• **Stored data**:
==*==
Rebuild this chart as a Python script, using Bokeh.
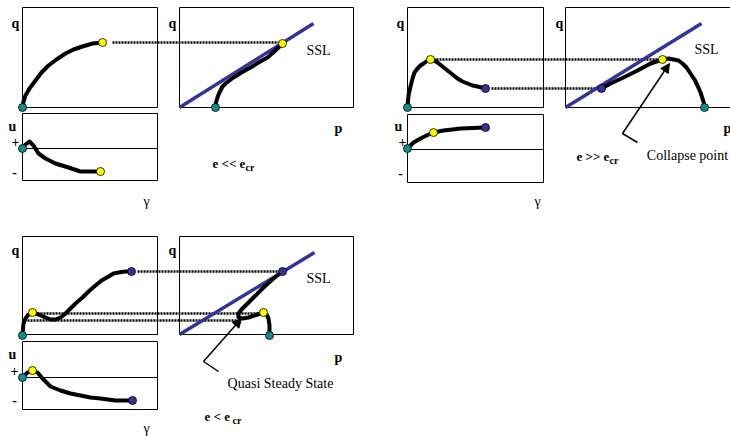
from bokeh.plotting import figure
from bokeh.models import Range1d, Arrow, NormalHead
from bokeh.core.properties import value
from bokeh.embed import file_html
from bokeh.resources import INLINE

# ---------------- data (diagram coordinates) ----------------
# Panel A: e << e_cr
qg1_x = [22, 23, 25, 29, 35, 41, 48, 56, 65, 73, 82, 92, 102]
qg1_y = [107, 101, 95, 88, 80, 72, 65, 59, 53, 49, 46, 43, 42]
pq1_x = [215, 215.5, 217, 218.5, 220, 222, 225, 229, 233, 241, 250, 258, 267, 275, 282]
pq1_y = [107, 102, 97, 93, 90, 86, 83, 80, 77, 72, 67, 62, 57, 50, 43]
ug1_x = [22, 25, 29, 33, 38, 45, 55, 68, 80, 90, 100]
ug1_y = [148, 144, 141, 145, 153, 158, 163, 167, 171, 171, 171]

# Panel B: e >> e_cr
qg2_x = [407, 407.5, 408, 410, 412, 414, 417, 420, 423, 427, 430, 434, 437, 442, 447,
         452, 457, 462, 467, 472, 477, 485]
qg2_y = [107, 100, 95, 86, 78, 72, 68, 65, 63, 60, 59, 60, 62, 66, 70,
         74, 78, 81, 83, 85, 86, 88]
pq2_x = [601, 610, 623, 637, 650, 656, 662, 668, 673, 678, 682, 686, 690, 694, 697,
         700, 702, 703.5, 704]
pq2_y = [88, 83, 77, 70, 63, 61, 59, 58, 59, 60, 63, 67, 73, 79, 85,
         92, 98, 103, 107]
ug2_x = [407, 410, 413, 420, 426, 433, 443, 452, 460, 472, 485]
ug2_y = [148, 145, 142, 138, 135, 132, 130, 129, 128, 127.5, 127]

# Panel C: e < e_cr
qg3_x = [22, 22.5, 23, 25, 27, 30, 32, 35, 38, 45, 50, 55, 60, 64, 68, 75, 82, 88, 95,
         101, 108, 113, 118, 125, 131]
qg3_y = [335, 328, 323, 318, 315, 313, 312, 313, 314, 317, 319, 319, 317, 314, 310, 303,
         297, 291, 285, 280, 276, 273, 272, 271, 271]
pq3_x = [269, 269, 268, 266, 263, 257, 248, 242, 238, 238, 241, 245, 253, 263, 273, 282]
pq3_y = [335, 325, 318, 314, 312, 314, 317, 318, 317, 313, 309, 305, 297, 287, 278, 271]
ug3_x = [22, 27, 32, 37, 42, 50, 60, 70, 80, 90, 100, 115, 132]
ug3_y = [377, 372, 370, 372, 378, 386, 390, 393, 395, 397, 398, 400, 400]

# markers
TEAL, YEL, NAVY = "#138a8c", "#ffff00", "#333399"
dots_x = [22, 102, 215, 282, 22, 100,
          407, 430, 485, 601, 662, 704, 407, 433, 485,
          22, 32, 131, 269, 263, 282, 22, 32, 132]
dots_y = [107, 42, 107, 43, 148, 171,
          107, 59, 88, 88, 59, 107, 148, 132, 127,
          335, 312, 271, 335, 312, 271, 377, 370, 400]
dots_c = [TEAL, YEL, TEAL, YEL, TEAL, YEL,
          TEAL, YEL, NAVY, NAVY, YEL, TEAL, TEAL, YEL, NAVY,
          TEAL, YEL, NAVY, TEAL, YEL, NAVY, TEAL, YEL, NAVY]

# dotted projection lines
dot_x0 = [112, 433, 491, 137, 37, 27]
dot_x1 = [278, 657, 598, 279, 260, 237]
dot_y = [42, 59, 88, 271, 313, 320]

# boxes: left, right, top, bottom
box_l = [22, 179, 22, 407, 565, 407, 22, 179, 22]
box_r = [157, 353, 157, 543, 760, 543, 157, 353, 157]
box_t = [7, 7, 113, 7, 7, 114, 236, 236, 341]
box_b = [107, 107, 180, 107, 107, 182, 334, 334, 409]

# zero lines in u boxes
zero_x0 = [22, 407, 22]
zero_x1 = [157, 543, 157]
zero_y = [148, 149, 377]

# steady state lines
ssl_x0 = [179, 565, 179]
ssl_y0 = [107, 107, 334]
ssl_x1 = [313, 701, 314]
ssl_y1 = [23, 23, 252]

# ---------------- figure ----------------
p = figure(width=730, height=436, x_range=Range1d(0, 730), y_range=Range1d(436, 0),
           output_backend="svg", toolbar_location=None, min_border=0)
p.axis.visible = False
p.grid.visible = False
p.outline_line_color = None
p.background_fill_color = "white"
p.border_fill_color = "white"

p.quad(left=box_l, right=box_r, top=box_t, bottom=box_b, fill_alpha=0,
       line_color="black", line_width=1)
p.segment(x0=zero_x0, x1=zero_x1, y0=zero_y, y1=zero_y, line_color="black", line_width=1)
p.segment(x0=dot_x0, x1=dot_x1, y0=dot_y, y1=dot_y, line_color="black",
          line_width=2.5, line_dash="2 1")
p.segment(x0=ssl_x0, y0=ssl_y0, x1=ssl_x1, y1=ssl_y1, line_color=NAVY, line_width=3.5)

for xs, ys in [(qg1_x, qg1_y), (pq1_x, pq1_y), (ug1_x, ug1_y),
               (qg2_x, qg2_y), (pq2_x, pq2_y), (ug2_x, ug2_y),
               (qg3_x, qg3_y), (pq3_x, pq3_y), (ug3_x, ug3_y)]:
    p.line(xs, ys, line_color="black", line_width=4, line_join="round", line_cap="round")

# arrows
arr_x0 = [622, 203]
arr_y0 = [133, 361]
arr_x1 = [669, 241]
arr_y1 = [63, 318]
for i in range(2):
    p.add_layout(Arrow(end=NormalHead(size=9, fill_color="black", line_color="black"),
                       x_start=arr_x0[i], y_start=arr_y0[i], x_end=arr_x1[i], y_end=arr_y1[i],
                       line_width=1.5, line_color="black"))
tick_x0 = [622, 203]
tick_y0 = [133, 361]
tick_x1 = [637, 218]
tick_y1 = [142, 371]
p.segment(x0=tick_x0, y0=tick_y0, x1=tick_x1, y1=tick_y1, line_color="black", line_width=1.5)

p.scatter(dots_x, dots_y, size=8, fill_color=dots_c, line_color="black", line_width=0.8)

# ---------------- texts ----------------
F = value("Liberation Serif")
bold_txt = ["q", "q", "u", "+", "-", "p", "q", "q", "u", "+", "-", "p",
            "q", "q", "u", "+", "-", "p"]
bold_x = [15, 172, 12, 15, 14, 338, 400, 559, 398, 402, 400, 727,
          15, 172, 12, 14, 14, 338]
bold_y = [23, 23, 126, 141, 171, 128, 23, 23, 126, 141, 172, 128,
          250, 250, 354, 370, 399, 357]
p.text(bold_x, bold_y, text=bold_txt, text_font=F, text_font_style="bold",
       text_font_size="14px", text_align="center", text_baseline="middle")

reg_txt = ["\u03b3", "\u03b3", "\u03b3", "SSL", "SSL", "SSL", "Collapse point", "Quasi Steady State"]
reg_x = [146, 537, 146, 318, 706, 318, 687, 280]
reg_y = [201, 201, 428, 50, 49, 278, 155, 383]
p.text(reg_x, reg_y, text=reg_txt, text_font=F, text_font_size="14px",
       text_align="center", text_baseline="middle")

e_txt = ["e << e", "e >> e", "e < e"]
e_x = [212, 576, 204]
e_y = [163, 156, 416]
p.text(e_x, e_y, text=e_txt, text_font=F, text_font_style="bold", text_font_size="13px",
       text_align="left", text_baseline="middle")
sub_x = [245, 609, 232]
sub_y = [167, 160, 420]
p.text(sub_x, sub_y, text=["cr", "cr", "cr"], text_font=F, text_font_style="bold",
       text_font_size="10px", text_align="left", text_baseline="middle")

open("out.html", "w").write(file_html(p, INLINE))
==*==
• **Objective**: Return the material line for line, from its beginning to the line that contains "171, 171, 171]", with the pictures left out.

• **Finished answer**:
Rebuild this chart as a Python script, using Bokeh.
from bokeh.plotting import figure
from bokeh.models import Range1d, Arrow, NormalHead
from bokeh.core.properties import value
from bokeh.embed import file_html
from bokeh.resources import INLINE

# ---------------- data (diagram coordinates) ----------------
# Panel A: e << e_cr
qg1_x = [22, 23, 25, 29, 35, 41, 48, 56, 65, 73, 82, 92, 102]
qg1_y = [107, 101, 95, 88, 80, 72, 65, 59, 53, 49, 46, 43, 42]
pq1_x = [215, 215.5, 217, 218.5, 220, 222, 225, 229, 233, 241, 250, 258, 267, 275, 282]
pq1_y = [107, 102, 97, 93, 90, 86, 83, 80, 77, 72, 67, 62, 57, 50, 43]
ug1_x = [22, 25, 29, 33, 38, 45, 55, 68, 80, 90, 100]
ug1_y = [148, 144, 141, 145, 153, 158, 163, 167, 171, 171, 171]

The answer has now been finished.